In “Arrival,” space aliens — as they have so often in our cinematic past — come to Earth with questionable intentions.
Only this time their reception is less Ridley Scott than Stanley Kubrick.
“Arrival” may be the most thought-provoking science fiction film since “2001: A Space Odyssey.”
Like Kubrick’s cryptic classic, it will leave some viewers puzzled and perhaps dissatisfied. In lieu of ray guns and souped-up space jalopies, director Denis Villeneuve (“Incendies,” “Prisoners,” “Sicario”) depicts massive societal and personal dislocation and ruminates about the very nature of time.
Happily, “Arrival” does all this with a final emotional jolt that will linger in the viewer’s mind for. . . well, maybe forever. Great movies can do that.
The adventure begins with a dreamy, time-leaping sequence of a mother (Amy Adams) interacting with her daughter from infancy to adolescence. On the soundtrack this woman, Louise, talks about beginnings.
Then we’re taken to the present day where Louise, a world famous linguist, arrives in her college lecture hall to find that practically nobody has come to hear her talk about the Portuguese language. The absences are soon explained — 12 magnificent spaceships (they resemble gigantic elongated eggs, or maybe black mango seeds) are now hovering at various points around the globe.
In just a couple of brilliantly conceived and edited minutes, Villeneuve evokes the shock and widespread disruption caused by the realization that we are not alone.
Populations panic. Stock markets tumble. There are runs on bottled water and batteries. Looting and rioting.
Yes. This is exactly what would happen.
For Louise it gets personal when a military bigwig (Forest Whitaker) arrives at her doorstep to announce that her country needs her. Mankind must figure out how to converse with the newcomers.
Teamed with Ian (Jeremy Renner), a theoretical physicist, Louise finds herself inside a spacecraft floating above Montana. Once they work through crippling waves of fear and awe, they turn to the seemingly impossible task of deciphering the aliens’ language.
These beings — who float in a hazy atmosphere and look like a cross between an octopus and a jellyfish — sound like humpback whales. But their main form of communication, Louise realizes, is visual. From their tentacles they eject streams of inky smoke to form circular runes.
It’s a race against time. While the aliens have done nothing overtly hostile, paranoia runs rampant among some of the military personnel. There’s a CIA guy (Michael Stuhlberg) who dissects every moment of human/alien interaction, looking for warlike intentions.

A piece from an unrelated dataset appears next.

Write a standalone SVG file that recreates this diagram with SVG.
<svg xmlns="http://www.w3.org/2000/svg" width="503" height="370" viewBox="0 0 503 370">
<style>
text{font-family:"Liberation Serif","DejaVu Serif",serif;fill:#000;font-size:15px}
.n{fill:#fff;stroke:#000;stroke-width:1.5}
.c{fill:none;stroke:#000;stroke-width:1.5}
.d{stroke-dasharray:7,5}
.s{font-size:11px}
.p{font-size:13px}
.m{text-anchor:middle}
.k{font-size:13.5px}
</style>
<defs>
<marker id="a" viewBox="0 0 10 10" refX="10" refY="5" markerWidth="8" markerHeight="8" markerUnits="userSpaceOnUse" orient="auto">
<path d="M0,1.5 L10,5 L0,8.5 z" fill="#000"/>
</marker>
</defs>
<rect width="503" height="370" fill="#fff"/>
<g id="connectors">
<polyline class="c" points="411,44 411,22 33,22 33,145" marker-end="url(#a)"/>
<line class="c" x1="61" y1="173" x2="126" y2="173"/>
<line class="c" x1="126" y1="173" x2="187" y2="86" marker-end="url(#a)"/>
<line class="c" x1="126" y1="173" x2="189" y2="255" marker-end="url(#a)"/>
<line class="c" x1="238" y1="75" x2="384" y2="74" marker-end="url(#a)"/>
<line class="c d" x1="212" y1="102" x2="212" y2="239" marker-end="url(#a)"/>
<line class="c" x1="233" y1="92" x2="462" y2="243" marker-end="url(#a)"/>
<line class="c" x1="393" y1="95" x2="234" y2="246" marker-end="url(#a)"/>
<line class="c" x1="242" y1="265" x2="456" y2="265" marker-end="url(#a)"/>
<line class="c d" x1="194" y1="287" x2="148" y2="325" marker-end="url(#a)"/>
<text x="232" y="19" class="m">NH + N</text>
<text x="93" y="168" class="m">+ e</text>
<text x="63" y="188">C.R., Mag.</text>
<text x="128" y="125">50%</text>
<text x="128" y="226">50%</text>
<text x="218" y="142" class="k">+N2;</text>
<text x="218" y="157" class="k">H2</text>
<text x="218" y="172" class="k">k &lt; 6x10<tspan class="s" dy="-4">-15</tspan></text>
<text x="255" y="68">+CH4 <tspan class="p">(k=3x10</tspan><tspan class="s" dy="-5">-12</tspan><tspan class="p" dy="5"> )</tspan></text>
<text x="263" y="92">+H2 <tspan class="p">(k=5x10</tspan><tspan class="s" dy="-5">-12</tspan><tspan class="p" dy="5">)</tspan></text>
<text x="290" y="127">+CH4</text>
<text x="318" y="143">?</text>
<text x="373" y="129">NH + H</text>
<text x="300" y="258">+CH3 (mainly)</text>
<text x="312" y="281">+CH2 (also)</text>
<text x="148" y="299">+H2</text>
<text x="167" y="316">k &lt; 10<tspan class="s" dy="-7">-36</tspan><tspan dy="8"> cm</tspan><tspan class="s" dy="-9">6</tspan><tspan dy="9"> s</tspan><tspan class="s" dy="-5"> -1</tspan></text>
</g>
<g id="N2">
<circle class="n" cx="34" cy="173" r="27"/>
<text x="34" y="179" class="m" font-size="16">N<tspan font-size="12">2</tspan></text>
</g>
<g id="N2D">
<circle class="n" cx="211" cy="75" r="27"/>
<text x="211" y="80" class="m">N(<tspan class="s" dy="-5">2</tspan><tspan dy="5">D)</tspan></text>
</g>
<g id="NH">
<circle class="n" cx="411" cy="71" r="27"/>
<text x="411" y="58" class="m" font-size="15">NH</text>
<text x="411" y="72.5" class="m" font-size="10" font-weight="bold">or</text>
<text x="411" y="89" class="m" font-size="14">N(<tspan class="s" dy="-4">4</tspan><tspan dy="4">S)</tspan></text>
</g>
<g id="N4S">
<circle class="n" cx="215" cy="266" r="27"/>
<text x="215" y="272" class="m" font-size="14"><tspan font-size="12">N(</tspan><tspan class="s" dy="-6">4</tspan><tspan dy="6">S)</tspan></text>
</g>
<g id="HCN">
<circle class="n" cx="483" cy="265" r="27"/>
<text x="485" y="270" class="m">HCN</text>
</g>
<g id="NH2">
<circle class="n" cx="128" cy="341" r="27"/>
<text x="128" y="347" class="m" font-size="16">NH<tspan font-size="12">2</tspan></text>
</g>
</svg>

Worse, a Chinese general is threatening a preemptive strike against the ship stationed in his airspace.
Villeneuve and screenwriter Eric Heisserer (adapting Ted Chiang’s short story “Story of Your Life”) never cave to predictable melodrama. Yes, they expertly punch our buttons, evoking fear, anxiety, wonder and, ultimately, hope.
But they’re working toward something far more subtle. This movie delivers intellectual thrills along with the visceral ones.
That “Arrival” works so well is in large part due to Adams, whose fear/eagerness in confronting beings from another world registers squarely with viewers. She can project deep emotions with a minimum of expression. It’s all in the eyes.
But there’s even more to it. The domestic sequence that opens “Arrival” suggests a staggering loss in Louise’s life, one that will echo throughout her interactions with the visitors and which, in the fullness of time, will come full circle.
Could encounters with otherworldly beings in the end reinforce the wonder of our own humanity?
“Arrival” makes that case with intellectual, emotional and visual grace that’s rare in any movie, much less one from such an overworked genre.